Fellowships and residencies include NYFA Painting Grant; Edward Albee Foundation, Montauk; The BAU Institute, Italy; Haystack Mountain School of Crafts, Deer Isle; Sharpe-Walentas Studio Program, Brooklyn; and Surf Point Foundation, York, ME.

Since 1997 Voisine has been a member of American Abstract Artists, an artist-run organization founded in 1936, and served as its President from 2004 to 2012. In 2010 he was elected to the National Academy of Design where he served on the membership committee for 9 years

Collections include: Portland Museum of Art, ME; Colby Museum, Waterville, ME; Berkeley Art Museum & Pacific Film Archive, CA; San Jose Museum of Art, CA; Special Collection of the Library, MOMA, NY; Metropolitan Museum of Art, Print Department, NY; Minneapolis Institute of Art, MN; National Academy Museum, NY.  .

Concerns, themes, etc.:

Architecture – a language of space – delineates boundaries, exposes points of access, exit or entry, and enables the user to interact with the structure of a defined space. This simple vernacular of architecture informs my paintings. Working with symmetry and a standardized format to reduce variables, I establish borders on all planes. Color activates an apparent void; a reflective surface opens a window into the painting, both mirroring and obscuring the view. Such devices restrict and ultimately reveal the interior spaces, establishing a fluid subjectivity between the viewer and the work.
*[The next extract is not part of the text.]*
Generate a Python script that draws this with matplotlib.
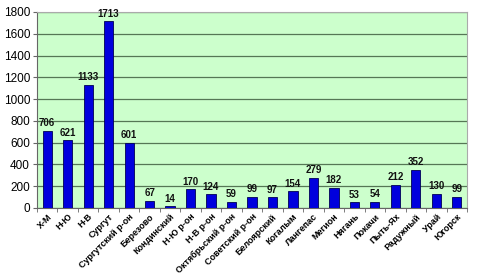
import matplotlib
matplotlib.use("Agg")
import matplotlib.pyplot as plt
import numpy as np

categories = ["Х-М", "Н-Ю", "Н-В", "Сургут", "Сургутский р-он", "Березово", "Кондинский",
              "Н-Ю р-он", "Н-В р-он", "Октябрьский р-он", "Советский р-он", "Белоярский",
              "Когалым", "Лангепас", "Мегион", "Нягань", "Покачи", "Пыть-Ях", "Радужный",
              "Урай", "Югорск"]
values = [706, 621, 1133, 1713, 601, 67, 14, 170, 124, 59, 99, 97, 154, 279, 182, 53, 54,
          212, 352, 130, 99]
yticks = [0, 200, 400, 600, 800, 1000, 1200, 1400, 1600, 1800]

plt.rcParams['font.family'] = ['Liberation Sans', 'DejaVu Sans']

fig = plt.figure(figsize=(4.8, 2.77), dpi=100)
ax = fig.add_axes([37/480, 1-208/277, 430/480, 196/277])
ax.set_facecolor("#ccffcc")
x = np.arange(len(categories))
ax.bar(x, values, width=0.45, color="#0000dd", edgecolor="#000055", linewidth=0.6, zorder=3)
for xi, v in zip(x, values):
    ax.text(xi, v + 25, str(v), ha="center", va="bottom", fontsize=7,
            fontweight="bold", color="#111111", zorder=4)
ax.set_xlim(-0.5, len(categories) - 0.5)
ax.set_ylim(0, 1800)
ax.set_yticks(yticks)
ax.set_yticklabels([str(t) for t in yticks], fontsize=8.5)
ax.yaxis.grid(True, color="#557755", linewidth=0.9, zorder=1)
ax.set_xticks(x)
ax.set_xticklabels(categories, rotation=45, ha="right", rotation_mode="anchor",
                   fontsize=6.5, fontweight="bold")
ax.tick_params(axis="x", which="major", length=0, pad=3)
ax.set_xticks(np.arange(-0.5, len(categories), 1), minor=True)
ax.tick_params(axis="x", which="minor", length=3, color="#666666")
ax.tick_params(axis="y", length=3, color="#666666", pad=2)
for s in ["top", "right"]:
    ax.spines[s].set_color("#aaaaaa")
for s in ["left", "bottom"]:
    ax.spines[s].set_color("#666666")
fig.savefig("out.png", dpi=100)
My earlier paintings were about limits, restrictions, and controlled access. With the introduction of more complex angles, the space becomes charged, resonating with implied speed, curve and thrust. These interactions seem to extend beyond the edges of the picture plane, shifting perceptions of scale and perspective.

I try to counter my own expectations, juxtaposing unlike elements to create an active visual field.  Compositional elements: space, light, color, and form, combine with the perception of the viewer to create an individual and particular experience.

Evolution of the work:

Years ago I began working with imagery derived from floor plans of places I lived in or worked in.  Over time the paintings became more and more geometrically structured and less about a specific place.  My work evolved slowly through repeated explorations of variations and form.  I don’t work in series per se but continually on a number of paintings at once with ideas feeding individual paintings back and forth.  Certain features may begin to appear sporadically but a year later those features may have become the prominent areas that the work is exploring.  It’s a long slow back and forth, a give-and-take that isn’t always linear.

In 2006, in addition to working on wood panels, I began painting on small chunks of Styrofoam boards.  Although I use the same type of imagery on both substrates, wood or foam, the Styrofoam paintings maintain a funkier edge, with perhaps less gravitas, and convey a quality of humor not associated with rigorous geometric forms.  Each material, foam or wood, generates ideas for the other.